* _Written request_
Transcribe all of the material below word for word and leave out its pictures.

....

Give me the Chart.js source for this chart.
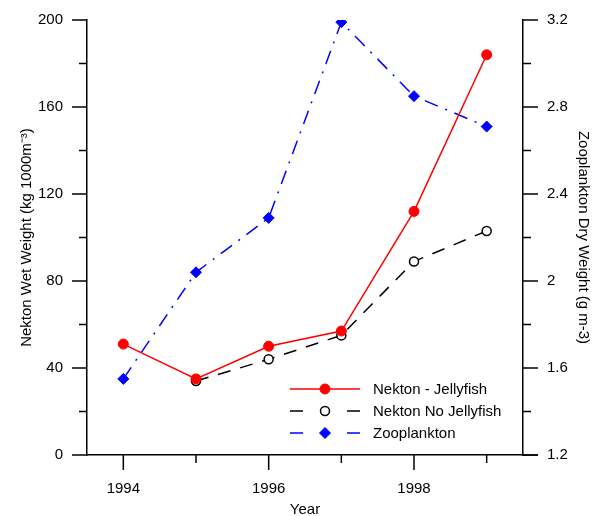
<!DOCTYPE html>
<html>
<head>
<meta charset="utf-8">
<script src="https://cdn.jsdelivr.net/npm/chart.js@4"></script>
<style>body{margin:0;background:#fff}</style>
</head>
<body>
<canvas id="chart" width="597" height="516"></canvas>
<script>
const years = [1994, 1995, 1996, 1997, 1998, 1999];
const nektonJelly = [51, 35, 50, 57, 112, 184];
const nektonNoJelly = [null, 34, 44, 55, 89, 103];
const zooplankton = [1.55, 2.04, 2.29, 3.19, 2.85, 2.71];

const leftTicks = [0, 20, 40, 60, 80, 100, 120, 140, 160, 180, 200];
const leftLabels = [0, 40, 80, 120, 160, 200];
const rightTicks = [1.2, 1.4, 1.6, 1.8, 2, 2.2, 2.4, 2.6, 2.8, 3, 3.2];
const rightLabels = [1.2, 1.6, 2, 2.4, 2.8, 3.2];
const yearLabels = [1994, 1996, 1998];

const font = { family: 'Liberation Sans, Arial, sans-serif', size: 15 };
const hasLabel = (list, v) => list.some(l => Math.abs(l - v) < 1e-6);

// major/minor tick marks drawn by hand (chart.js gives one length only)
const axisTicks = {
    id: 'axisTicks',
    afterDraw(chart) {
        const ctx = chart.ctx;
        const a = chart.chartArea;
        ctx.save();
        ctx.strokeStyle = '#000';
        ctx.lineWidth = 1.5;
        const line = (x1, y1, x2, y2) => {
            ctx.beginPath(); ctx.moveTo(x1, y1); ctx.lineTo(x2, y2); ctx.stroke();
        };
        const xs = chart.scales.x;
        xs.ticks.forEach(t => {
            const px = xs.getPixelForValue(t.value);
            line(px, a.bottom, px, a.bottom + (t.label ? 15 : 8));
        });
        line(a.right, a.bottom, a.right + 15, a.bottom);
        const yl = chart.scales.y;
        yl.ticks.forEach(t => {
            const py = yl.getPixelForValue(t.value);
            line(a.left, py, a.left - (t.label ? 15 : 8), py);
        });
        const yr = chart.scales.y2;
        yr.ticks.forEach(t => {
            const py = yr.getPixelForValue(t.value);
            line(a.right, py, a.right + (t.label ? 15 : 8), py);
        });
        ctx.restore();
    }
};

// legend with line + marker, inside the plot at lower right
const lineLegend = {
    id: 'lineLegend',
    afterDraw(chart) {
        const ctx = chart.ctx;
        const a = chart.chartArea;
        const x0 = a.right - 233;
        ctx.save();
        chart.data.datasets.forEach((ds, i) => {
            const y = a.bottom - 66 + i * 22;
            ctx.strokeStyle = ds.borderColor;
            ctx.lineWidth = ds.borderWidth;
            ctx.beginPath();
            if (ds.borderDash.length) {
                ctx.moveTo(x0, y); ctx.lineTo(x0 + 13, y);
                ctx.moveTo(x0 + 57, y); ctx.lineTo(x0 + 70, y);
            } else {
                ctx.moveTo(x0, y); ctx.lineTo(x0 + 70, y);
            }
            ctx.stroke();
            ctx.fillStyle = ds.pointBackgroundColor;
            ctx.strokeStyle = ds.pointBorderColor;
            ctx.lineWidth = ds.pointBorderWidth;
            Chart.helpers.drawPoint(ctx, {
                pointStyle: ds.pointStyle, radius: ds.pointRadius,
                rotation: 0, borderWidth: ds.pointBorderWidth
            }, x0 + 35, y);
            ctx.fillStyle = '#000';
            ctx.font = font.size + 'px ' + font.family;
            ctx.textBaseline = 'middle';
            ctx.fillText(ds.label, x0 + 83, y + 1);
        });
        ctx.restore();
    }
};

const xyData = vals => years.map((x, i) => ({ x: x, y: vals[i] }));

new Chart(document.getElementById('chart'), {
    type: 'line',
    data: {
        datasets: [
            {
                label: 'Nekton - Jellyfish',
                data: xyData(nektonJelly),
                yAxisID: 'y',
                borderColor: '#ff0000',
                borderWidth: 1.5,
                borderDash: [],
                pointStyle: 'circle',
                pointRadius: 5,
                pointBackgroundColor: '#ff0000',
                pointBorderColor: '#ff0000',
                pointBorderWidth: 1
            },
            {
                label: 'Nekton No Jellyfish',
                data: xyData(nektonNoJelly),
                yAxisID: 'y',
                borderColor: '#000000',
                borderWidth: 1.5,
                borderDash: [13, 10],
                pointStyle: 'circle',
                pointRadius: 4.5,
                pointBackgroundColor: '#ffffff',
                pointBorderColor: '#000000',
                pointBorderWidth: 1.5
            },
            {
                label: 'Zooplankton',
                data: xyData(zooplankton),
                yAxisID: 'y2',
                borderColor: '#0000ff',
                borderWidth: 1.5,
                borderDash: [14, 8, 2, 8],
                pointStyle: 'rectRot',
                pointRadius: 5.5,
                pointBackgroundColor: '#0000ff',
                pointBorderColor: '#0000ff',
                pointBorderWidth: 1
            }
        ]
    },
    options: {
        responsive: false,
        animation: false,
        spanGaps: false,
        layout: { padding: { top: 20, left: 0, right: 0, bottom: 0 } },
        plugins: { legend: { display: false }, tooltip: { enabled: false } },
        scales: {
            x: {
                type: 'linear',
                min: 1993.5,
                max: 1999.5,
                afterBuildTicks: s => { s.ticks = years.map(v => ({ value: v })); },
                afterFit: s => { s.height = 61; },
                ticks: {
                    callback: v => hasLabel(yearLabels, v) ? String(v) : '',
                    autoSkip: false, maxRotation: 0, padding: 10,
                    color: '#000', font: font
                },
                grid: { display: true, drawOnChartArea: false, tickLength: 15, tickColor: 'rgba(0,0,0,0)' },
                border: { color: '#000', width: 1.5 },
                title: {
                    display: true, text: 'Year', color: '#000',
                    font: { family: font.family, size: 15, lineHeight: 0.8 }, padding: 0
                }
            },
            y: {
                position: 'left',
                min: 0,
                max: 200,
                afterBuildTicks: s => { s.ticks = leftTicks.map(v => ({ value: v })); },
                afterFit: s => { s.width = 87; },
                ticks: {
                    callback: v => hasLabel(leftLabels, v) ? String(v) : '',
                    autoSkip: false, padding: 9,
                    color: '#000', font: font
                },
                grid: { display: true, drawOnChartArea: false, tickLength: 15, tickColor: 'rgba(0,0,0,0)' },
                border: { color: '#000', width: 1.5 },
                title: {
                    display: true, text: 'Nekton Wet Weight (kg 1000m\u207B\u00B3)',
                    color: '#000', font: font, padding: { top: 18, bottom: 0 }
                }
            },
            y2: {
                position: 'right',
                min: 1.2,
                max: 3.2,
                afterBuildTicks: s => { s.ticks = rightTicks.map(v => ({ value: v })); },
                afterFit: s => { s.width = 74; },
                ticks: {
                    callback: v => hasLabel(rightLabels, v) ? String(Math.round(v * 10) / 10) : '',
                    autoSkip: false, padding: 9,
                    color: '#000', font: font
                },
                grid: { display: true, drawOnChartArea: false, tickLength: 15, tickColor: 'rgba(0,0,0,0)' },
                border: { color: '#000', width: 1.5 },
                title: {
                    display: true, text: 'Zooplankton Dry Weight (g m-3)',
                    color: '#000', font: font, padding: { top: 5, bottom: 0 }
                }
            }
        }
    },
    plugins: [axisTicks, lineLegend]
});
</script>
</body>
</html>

....

* _Complete answer_
Give me the Chart.js source for this chart.
<!DOCTYPE html>
<html>
<head>
<meta charset="utf-8">
<script src="https://cdn.jsdelivr.net/npm/chart.js@4"></script>
<style>body{margin:0;background:#fff}</style>
</head>
<body>
<canvas id="chart" width="597" height="516"></canvas>
<script>
const years = [1994, 1995, 1996, 1997, 1998, 1999];
const nektonJelly = [51, 35, 50, 57, 112, 184];
const nektonNoJelly = [null, 34, 44, 55, 89, 103];
const zooplankton = [1.55, 2.04, 2.29, 3.19, 2.85, 2.71];

const leftTicks = [0, 20, 40, 60, 80, 100, 120, 140, 160, 180, 200];
const leftLabels = [0, 40, 80, 120, 160, 200];
const rightTicks = [1.2, 1.4, 1.6, 1.8, 2, 2.2, 2.4, 2.6, 2.8, 3, 3.2];
const rightLabels = [1.2, 1.6, 2, 2.4, 2.8, 3.2];
const yearLabels = [1994, 1996, 1998];

const font = { family: 'Liberation Sans, Arial, sans-serif', size: 15 };
const hasLabel = (list, v) => list.some(l => Math.abs(l - v) < 1e-6);

// major/minor tick marks drawn by hand (chart.js gives one length only)
const axisTicks = {
    id: 'axisTicks',
    afterDraw(chart) {
        const ctx = chart.ctx;
        const a = chart.chartArea;
        ctx.save();
        ctx.strokeStyle = '#000';
        ctx.lineWidth = 1.5;
        const line = (x1, y1, x2, y2) => {
            ctx.beginPath(); ctx.moveTo(x1, y1); ctx.lineTo(x2, y2); ctx.stroke();
        };
        const xs = chart.scales.x;
        xs.ticks.forEach(t => {
            const px = xs.getPixelForValue(t.value);
            line(px, a.bottom, px, a.bottom + (t.label ? 15 : 8));
        });
        line(a.right, a.bottom, a.right + 15, a.bottom);
        const yl = chart.scales.y;
        yl.ticks.forEach(t => {
            const py = yl.getPixelForValue(t.value);
            line(a.left, py, a.left - (t.label ? 15 : 8), py);
        });
        const yr = chart.scales.y2;
        yr.ticks.forEach(t => {
            const py = yr.getPixelForValue(t.value);
            line(a.right, py, a.right + (t.label ? 15 : 8), py);
        });
        ctx.restore();
    }
};

// legend with line + marker, inside the plot at lower right
const lineLegend = {
    id: 'lineLegend',
    afterDraw(chart) {
        const ctx = chart.ctx;
        const a = chart.chartArea;
        const x0 = a.right - 233;
        ctx.save();
        chart.data.datasets.forEach((ds, i) => {
            const y = a.bottom - 66 + i * 22;
            ctx.strokeStyle = ds.borderColor;
            ctx.lineWidth = ds.borderWidth;
            ctx.beginPath();
            if (ds.borderDash.length) {
                ctx.moveTo(x0, y); ctx.lineTo(x0 + 13, y);
                ctx.moveTo(x0 + 57, y); ctx.lineTo(x0 + 70, y);
            } else {
                ctx.moveTo(x0, y); ctx.lineTo(x0 + 70, y);
            }
            ctx.stroke();
            ctx.fillStyle = ds.pointBackgroundColor;
            ctx.strokeStyle = ds.pointBorderColor;
            ctx.lineWidth = ds.pointBorderWidth;
            Chart.helpers.drawPoint(ctx, {
                pointStyle: ds.pointStyle, radius: ds.pointRadius,
                rotation: 0, borderWidth: ds.pointBorderWidth
            }, x0 + 35, y);
            ctx.fillStyle = '#000';
            ctx.font = font.size + 'px ' + font.family;
            ctx.textBaseline = 'middle';
            ctx.fillText(ds.label, x0 + 83, y + 1);
        });
        ctx.restore();
    }
};

const xyData = vals => years.map((x, i) => ({ x: x, y: vals[i] }));

new Chart(document.getElementById('chart'), {
    type: 'line',
    data: {
        datasets: [
            {
                label: 'Nekton - Jellyfish',
                data: xyData(nektonJelly),
                yAxisID: 'y',
                borderColor: '#ff0000',
                borderWidth: 1.5,
                borderDash: [],
                pointStyle: 'circle',
                pointRadius: 5,
                pointBackgroundColor: '#ff0000',
                pointBorderColor: '#ff0000',
                pointBorderWidth: 1
            },
            {
                label: 'Nekton No Jellyfish',
                data: xyData(nektonNoJelly),
                yAxisID: 'y',
                borderColor: '#000000',
                borderWidth: 1.5,
                borderDash: [13, 10],
                pointStyle: 'circle',
                pointRadius: 4.5,
                pointBackgroundColor: '#ffffff',
                pointBorderColor: '#000000',
                pointBorderWidth: 1.5
            },
            {
                label: 'Zooplankton',
                data: xyData(zooplankton),
                yAxisID: 'y2',
                borderColor: '#0000ff',
                borderWidth: 1.5,
                borderDash: [14, 8, 2, 8],
                pointStyle: 'rectRot',
                pointRadius: 5.5,
                pointBackgroundColor: '#0000ff',
                pointBorderColor: '#0000ff',
                pointBorderWidth: 1
            }
        ]
    },
    options: {
        responsive: false,
        animation: false,
        spanGaps: false,
        layout: { padding: { top: 20, left: 0, right: 0, bottom: 0 } },
        plugins: { legend: { display: false }, tooltip: { enabled: false } },
        scales: {
            x: {
                type: 'linear',
                min: 1993.5,
                max: 1999.5,
                afterBuildTicks: s => { s.ticks = years.map(v => ({ value: v })); },
                afterFit: s => { s.height = 61; },
                ticks: {
                    callback: v => hasLabel(yearLabels, v) ? String(v) : '',
                    autoSkip: false, maxRotation: 0, padding: 10,
                    color: '#000', font: font
                },
                grid: { display: true, drawOnChartArea: false, tickLength: 15, tickColor: 'rgba(0,0,0,0)' },
                border: { color: '#000', width: 1.5 },
                title: {
                    display: true, text: 'Year', color: '#000',
                    font: { family: font.family, size: 15, lineHeight: 0.8 }, padding: 0
                }
            },
            y: {
                position: 'left',
                min: 0,
                max: 200,
                afterBuildTicks: s => { s.ticks = leftTicks.map(v => ({ value: v })); },
                afterFit: s => { s.width = 87; },
                ticks: {
                    callback: v => hasLabel(leftLabels, v) ? String(v) : '',
                    autoSkip: false, padding: 9,
                    color: '#000', font: font
                },
                grid: { display: true, drawOnChartArea: false, tickLength: 15, tickColor: 'rgba(0,0,0,0)' },
                border: { color: '#000', width: 1.5 },
                title: {
                    display: true, text: 'Nekton Wet Weight (kg 1000m\u207B\u00B3)',
                    color: '#000', font: font, padding: { top: 18, bottom: 0 }
                }
            },
            y2: {
                position: 'right',
                min: 1.2,
                max: 3.2,
                afterBuildTicks: s => { s.ticks = rightTicks.map(v => ({ value: v })); },
                afterFit: s => { s.width = 74; },
                ticks: {
                    callback: v => hasLabel(rightLabels, v) ? String(Math.round(v * 10) / 10) : '',
                    autoSkip: false, padding: 9,
                    color: '#000', font: font
                },
                grid: { display: true, drawOnChartArea: false, tickLength: 15, tickColor: 'rgba(0,0,0,0)' },
                border: { color: '#000', width: 1.5 },
                title: {
                    display: true, text: 'Zooplankton Dry Weight (g m-3)',
                    color: '#000', font: font, padding: { top: 5, bottom: 0 }
                }
            }
        }
    },
    plugins: [axisTicks, lineLegend]
});
</script>
</body>
</html>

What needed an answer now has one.